Итак, по гипотезе Теории Относительности, становится очевидным, что может быть только одно жизнеспособное и живое время. (Такое доказательство выходит за пределы релятивистских гипотез, поскольку качественные различия, в свою очередь, не могут конституировать численные отличия.) Вот почему Бергсон заявляет, что Относительность фактически демонстрирует противоположное тому, что она утверждает о многообразии времени.21 Вся остальная критика Бергсона вытекает отсюда. Ибо какую же одновременность имеет ввиду Эйнштейн, когда утверждает, что та меняется от одной системы к другой? Одновременность, определяемую показаниями двух разнесенных в пространстве часов. И это верно, что такая одновременность вариабельна и относительна. И как раз потому, что ее относительность выражает не что-то живое и жизнеспособное, а тот символический фактор, о котором только что шла речь.22 В этом смысле такая одновременность предполагает две других — соединенных в мгновении — одновременности, которые не вариабельны, а абсолютны: одновременность двух моментов, взятых со стороны внешних движений (близлежащее явление и момент на часах), и одновременность этих моментов с моментами, взятыми сами по себе со стороны нашей длительности. И такие две одновременности предполагают еще одну — одновременность потоков, — которая еще менее вариабельна.23 Итак, бергсоновская теория одновременности направлена на то, чтобы закрепить концепцию длительности в качестве виртуального сосуществования всех степеней единого и тождественного времени.

Короче, с первой до последней страницы Длительности и одновременности Бергсон критикует Эйнштейна за смешивание виртуального и актуального (введение символического фактора — то есть фикции — выражает такое смешивание). Следовательно, Эйнштейн критикуется за смешивание двух типов многообразий — виртуального и актуального. В сердцевине вопроса «Одна длительность или несколько?» мы обнаруживаем совершенно другую проблему: длительность — это многообразие, но какого типа? Только гипотеза о едином Времени, согласно Бергсону, принимает во внимание природу виртуальных многообразий. Смешивая эти два типа — актуальное пространственное многообразие и виртуальное временное многообразие — Эйнштейн изобрел лишь новый способ опространствливания времени. И мы не можем отрицать оригинальности его пространства-времени и того изумительного достижения, какое оно представляет для науки (опространствливание никогда еще не было продвинуто так далеко и таким способом.24) Но данное достижение — достижение символа для выражения композитов, а недостижение чего-то живого, способного, как сказал бы Пруст, выразить «хоть чуточку времени в чистом состоянии». Бытие, или Время, — это многообразие; но оно как раз не «многое»; оно — Единое, в соответствии с его типом многообразия.

Когда Бергсон определяет уникальность времени, он вовсе не отказывается оттого, что говорил прежде о виртуальном сосуществовании разнообразных степеней расширения и сжатия и о различиях по природе между потоками, или актуальными ритмами.

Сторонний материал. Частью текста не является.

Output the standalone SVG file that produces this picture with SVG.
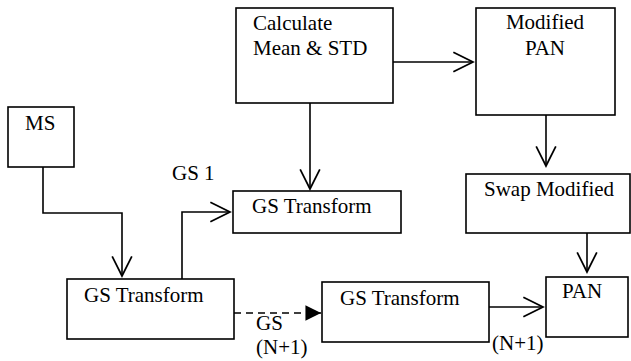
<svg xmlns="http://www.w3.org/2000/svg" width="631" height="361" viewBox="0 0 631 361">
<style>
.box{fill:#fff;stroke:#000;stroke-width:1.6}
.t{font-family:'Liberation Serif','DejaVu Serif',serif;font-size:21px;fill:#000}
.c{fill:none;stroke:#000;stroke-width:1.6}
.d{fill:none;stroke:#000;stroke-width:1.6;stroke-dasharray:7 5}
</style>
<defs>
<marker id="open" markerUnits="userSpaceOnUse" markerWidth="24" markerHeight="24" viewBox="-20 -11 22 22" refX="0" refY="0" orient="auto">
<path d="M-18,-9 L0,0 L-18,9" fill="none" stroke="#000" stroke-width="1.6"/>
</marker>
<marker id="fill" markerUnits="userSpaceOnUse" markerWidth="20" markerHeight="20" viewBox="-16 -9 17 18" refX="0" refY="0" orient="auto">
<path d="M-14,-7 L0,0 L-14,7 Z" fill="#000"/>
</marker>
</defs>
<g id="connectors">
<line class="c" x1="393" y1="62" x2="473" y2="62" marker-end="url(#open)"/>
<line class="c" x1="310" y1="103" x2="310" y2="189" marker-end="url(#open)"/>
<polyline class="c" points="43,167 43,213 122,213 122,276" marker-end="url(#open)"/>
<polyline class="c" points="182,279 182,212 230,212" marker-end="url(#open)"/>
<line class="c" x1="546" y1="115" x2="546" y2="166" marker-end="url(#open)"/>
<line class="c" x1="587" y1="233" x2="587" y2="272" marker-end="url(#open)"/>
<line class="c" x1="489" y1="307" x2="543" y2="307" marker-end="url(#open)"/>
<line class="d" x1="234" y1="313" x2="321" y2="313" marker-end="url(#fill)"/>
<text class="t" x="172" y="180" font-family="Liberation Serif">GS 1</text>
<text class="t" x="256" y="330" font-family="Liberation Serif">GS</text>
<text class="t" x="256" y="354" font-family="Liberation Serif">(N+1)</text>
<text class="t" x="492" y="350" font-family="Liberation Serif">(N+1)</text>
</g>
<g id="calc">
<rect class="box" x="236" y="8" width="157" height="95"/>
<text class="t" x="253" y="30" font-family="Liberation Serif">Calculate</text>
<text class="t" x="253" y="55" font-family="Liberation Serif">Mean &amp; STD</text>
</g>
<g id="modpan">
<rect class="box" x="476" y="8" width="139" height="107"/>
<text class="t" x="545" y="29" text-anchor="middle" font-family="Liberation Serif">Modified</text>
<text class="t" x="545" y="55" text-anchor="middle" font-family="Liberation Serif">PAN</text>
</g>
<g id="ms">
<rect class="box" x="8" y="107" width="66" height="60"/>
<text class="t" x="25" y="130" font-family="Liberation Serif">MS</text>
</g>
<g id="gs-mid">
<rect class="box" x="233" y="191" width="168" height="42"/>
<text class="t" x="252" y="213" font-family="Liberation Serif">GS Transform</text>
</g>
<g id="swap">
<rect class="box" x="466" y="174" width="164" height="59"/>
<text class="t" x="484" y="196" font-family="Liberation Serif">Swap Modified</text>
</g>
<g id="gs-left">
<rect class="box" x="67" y="279" width="167" height="60"/>
<text class="t" x="84" y="302" font-family="Liberation Serif">GS Transform</text>
</g>
<g id="gs-right">
<rect class="box" x="322" y="282" width="167" height="60"/>
<text class="t" x="340" y="305" font-family="Liberation Serif">GS Transform</text>
</g>
<g id="pan">
<rect class="box" x="546" y="277" width="82" height="60"/>
<text class="t" x="562" y="298" font-family="Liberation Serif">PAN</text>
</g>
</svg>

Когда он говорит, что пространство и время никогда ни «перекрываются» друг другом, ни «переплетаются» друге другом, когда он отстаивает, что реально только их отличие,25 он вовсе не отказывается от двусмысленности Материи и памяти, состоявшей во включении чего-то пространственного в длительность с тем, чтобы найти в длительности достаточное основание протяженности. То, что он осуждает с самого начала, — это все в целом комбинирование пространства и времени в плохо проанализированном композите, где пространство рассматривается как уже готовое, а время, в итоге, как четвертое измерение пространства.26 И такое опространствливание времени, несомненно, неотделимо от науки. Но Теория Относительности характеризуется тем, что продвигает дальше это опространствливание, совершенно по-новому сплавляя данный композит: ибо в дорелятивистской науке время, уподобленное четвертому измерению пространства, тем не менее является независимой и реально отличимой переменной; в Теории Относительности, с другой стороны, уподобление времени пространству необходимо для выражения инвариантности [пространственно-временного — пер.] интервала так, чтобы последний явно входил в вычисления и не допускал существования какого-либо реального отличия [между пространством и временем — пер.]. Короче, Теория Относительности сформировала особо плотную смесь, но смесь, которая подпадает под бергсонианскую критику «композитов» вообще.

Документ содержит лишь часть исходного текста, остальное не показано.